- _GOAL OF THE EXERCISE_: Can you transcribe every line exactly and leave the pictures behind?
··· RECORDED DATA ···
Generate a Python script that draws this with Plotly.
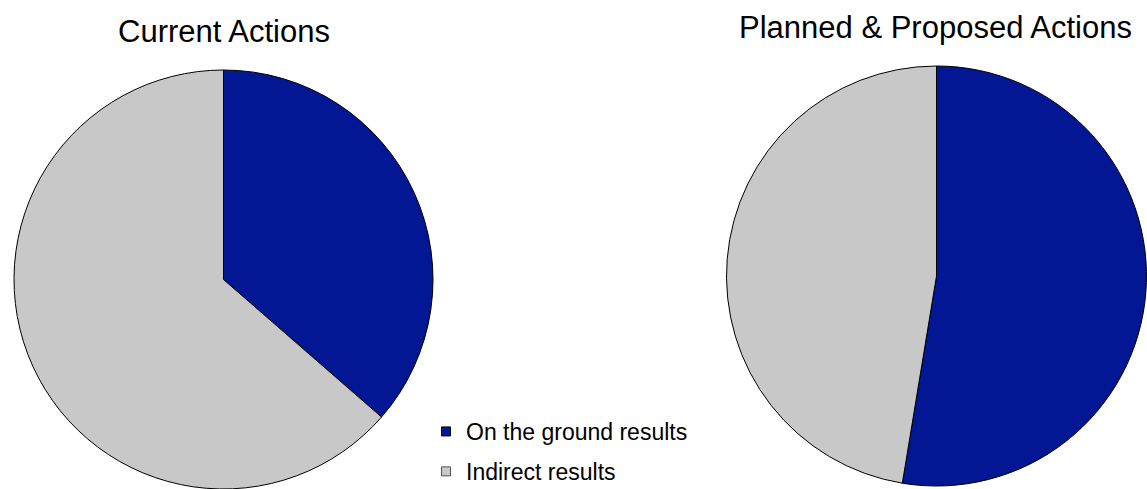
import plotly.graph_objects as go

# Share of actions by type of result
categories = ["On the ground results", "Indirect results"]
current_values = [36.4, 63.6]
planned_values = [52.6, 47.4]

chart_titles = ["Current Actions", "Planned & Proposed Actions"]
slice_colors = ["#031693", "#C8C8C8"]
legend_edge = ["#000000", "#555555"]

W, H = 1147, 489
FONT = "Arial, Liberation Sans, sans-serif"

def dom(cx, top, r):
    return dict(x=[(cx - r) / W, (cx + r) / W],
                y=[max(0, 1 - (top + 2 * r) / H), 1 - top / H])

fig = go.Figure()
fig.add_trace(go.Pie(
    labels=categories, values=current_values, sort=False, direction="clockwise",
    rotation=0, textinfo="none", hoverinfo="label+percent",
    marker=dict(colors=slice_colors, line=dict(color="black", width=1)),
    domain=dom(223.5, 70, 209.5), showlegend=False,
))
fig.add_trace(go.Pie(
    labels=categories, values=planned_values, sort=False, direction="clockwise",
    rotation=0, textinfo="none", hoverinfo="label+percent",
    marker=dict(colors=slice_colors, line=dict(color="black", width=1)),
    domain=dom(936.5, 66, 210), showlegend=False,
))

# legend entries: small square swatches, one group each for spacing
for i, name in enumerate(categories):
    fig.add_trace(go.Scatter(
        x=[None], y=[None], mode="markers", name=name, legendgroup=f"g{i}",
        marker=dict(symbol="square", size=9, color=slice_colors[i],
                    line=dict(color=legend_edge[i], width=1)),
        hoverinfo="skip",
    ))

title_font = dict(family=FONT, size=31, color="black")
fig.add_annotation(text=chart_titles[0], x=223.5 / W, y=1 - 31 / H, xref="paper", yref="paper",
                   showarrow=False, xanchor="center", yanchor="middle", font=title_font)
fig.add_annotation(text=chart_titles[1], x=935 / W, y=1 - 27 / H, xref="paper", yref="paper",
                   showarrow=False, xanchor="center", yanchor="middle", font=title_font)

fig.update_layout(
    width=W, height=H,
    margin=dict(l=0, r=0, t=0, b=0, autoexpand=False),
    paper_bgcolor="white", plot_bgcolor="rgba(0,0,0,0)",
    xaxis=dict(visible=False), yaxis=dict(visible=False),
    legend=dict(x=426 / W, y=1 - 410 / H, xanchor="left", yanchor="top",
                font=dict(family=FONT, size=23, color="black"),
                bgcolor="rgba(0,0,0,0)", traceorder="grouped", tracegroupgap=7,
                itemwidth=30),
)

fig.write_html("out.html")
···
- _RESULT OF THIS TASK_:
Generate a Python script that draws this with Plotly.
import plotly.graph_objects as go

# Share of actions by type of result
categories = ["On the ground results", "Indirect results"]
current_values = [36.4, 63.6]
planned_values = [52.6, 47.4]

chart_titles = ["Current Actions", "Planned & Proposed Actions"]
slice_colors = ["#031693", "#C8C8C8"]
legend_edge = ["#000000", "#555555"]

W, H = 1147, 489
FONT = "Arial, Liberation Sans, sans-serif"

def dom(cx, top, r):
    return dict(x=[(cx - r) / W, (cx + r) / W],
                y=[max(0, 1 - (top + 2 * r) / H), 1 - top / H])

fig = go.Figure()
fig.add_trace(go.Pie(
    labels=categories, values=current_values, sort=False, direction="clockwise",
    rotation=0, textinfo="none", hoverinfo="label+percent",
    marker=dict(colors=slice_colors, line=dict(color="black", width=1)),
    domain=dom(223.5, 70, 209.5), showlegend=False,
))
fig.add_trace(go.Pie(
    labels=categories, values=planned_values, sort=False, direction="clockwise",
    rotation=0, textinfo="none", hoverinfo="label+percent",
    marker=dict(colors=slice_colors, line=dict(color="black", width=1)),
    domain=dom(936.5, 66, 210), showlegend=False,
))

# legend entries: small square swatches, one group each for spacing
for i, name in enumerate(categories):
    fig.add_trace(go.Scatter(
        x=[None], y=[None], mode="markers", name=name, legendgroup=f"g{i}",
        marker=dict(symbol="square", size=9, color=slice_colors[i],
                    line=dict(color=legend_edge[i], width=1)),
        hoverinfo="skip",
    ))

title_font = dict(family=FONT, size=31, color="black")
fig.add_annotation(text=chart_titles[0], x=223.5 / W, y=1 - 31 / H, xref="paper", yref="paper",
                   showarrow=False, xanchor="center", yanchor="middle", font=title_font)
fig.add_annotation(text=chart_titles[1], x=935 / W, y=1 - 27 / H, xref="paper", yref="paper",
                   showarrow=False, xanchor="center", yanchor="middle", font=title_font)

fig.update_layout(
    width=W, height=H,
    margin=dict(l=0, r=0, t=0, b=0, autoexpand=False),
    paper_bgcolor="white", plot_bgcolor="rgba(0,0,0,0)",
    xaxis=dict(visible=False), yaxis=dict(visible=False),
    legend=dict(x=426 / W, y=1 - 410 / H, xanchor="left", yanchor="top",
                font=dict(family=FONT, size=23, color="black"),
                bgcolor="rgba(0,0,0,0)", traceorder="grouped", tracegroupgap=7,
                itemwidth=30),
)

fig.write_html("out.html")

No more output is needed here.